最近、油井正一『ベスト・レコード・コレクション・ジャズ』 (新潮文庫)という古い文庫本を書棚で見つけた。1986年にでた本だ。きっとその頃買ったのだろう。この本の中に、林真理子の「ブロッサムのように」という短いエッセイがあった。とくにどうという内容の文章でもなかったが、私はその文章ではじめてブロッサム・ディアリーという歌手を知った。そして、エラでもシャーリーでもないというその歌声に想いをめぐらせた。早速?(よく憶えていない)、名古屋の大きなレコード店に買いにでかけた(当時わたしは名古屋のすぐ側のまちに住んでいたのだ)。林真理子が紹介していた Once Upon A Summertime の入った同名のレコードがあった。しかし、わたしはそのレコードを買わなかった。そのレコードのすぐ後ろにあったMy Gentleman Friend という作品を買ったのである。理由はもちろんジャケット写真である。上の写真をみれば、多くの言を費やす必要はあるまい。私は、ブロッサムの写真に恋してしまったのだ。(Once Upon A Summertime のジャケットをご存知の方は、より深くご了解いただけると思う)
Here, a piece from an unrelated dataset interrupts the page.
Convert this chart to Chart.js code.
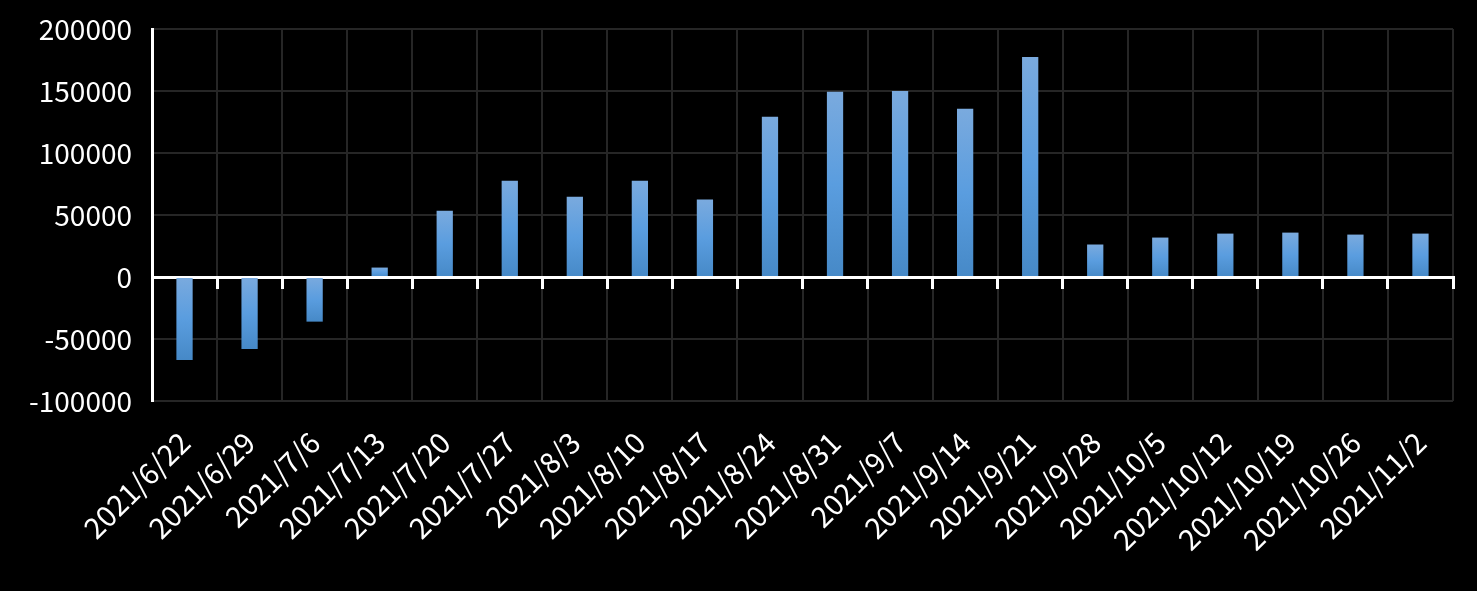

内容は……。これがまた良かった。本当にかわいらしい声だった。声量があるわけでもなく、ずば抜けたテクニックがあるわけでもないが、なんともいえない雰囲気をかもし出す歌手だ。side-B最後の曲、Someone to watch over me が好きだ。アン・バートンやチェット・ベイカーの名唱があるが、それらに引けをとらないトラックだ。リラックスした雰囲気の中にも、誠実な人柄がにじみ出るような歌い方がいい。「やさしき伴侶を」という日本語訳もいいではないか。夫であるボビー・ジャスパー(fl)がサイドメンのひとりだということもあるのだろうか。静かで落ち着いた雰囲気の中、淡々と歌うその声が誠実さを感じさせるのだ。
この作品は最近廉価版CDでも発売されたので、是非一聴をお勧めする。ところで、私がOnce Upon A Summertime のレコードを買ったのはそれから数年後のことだった。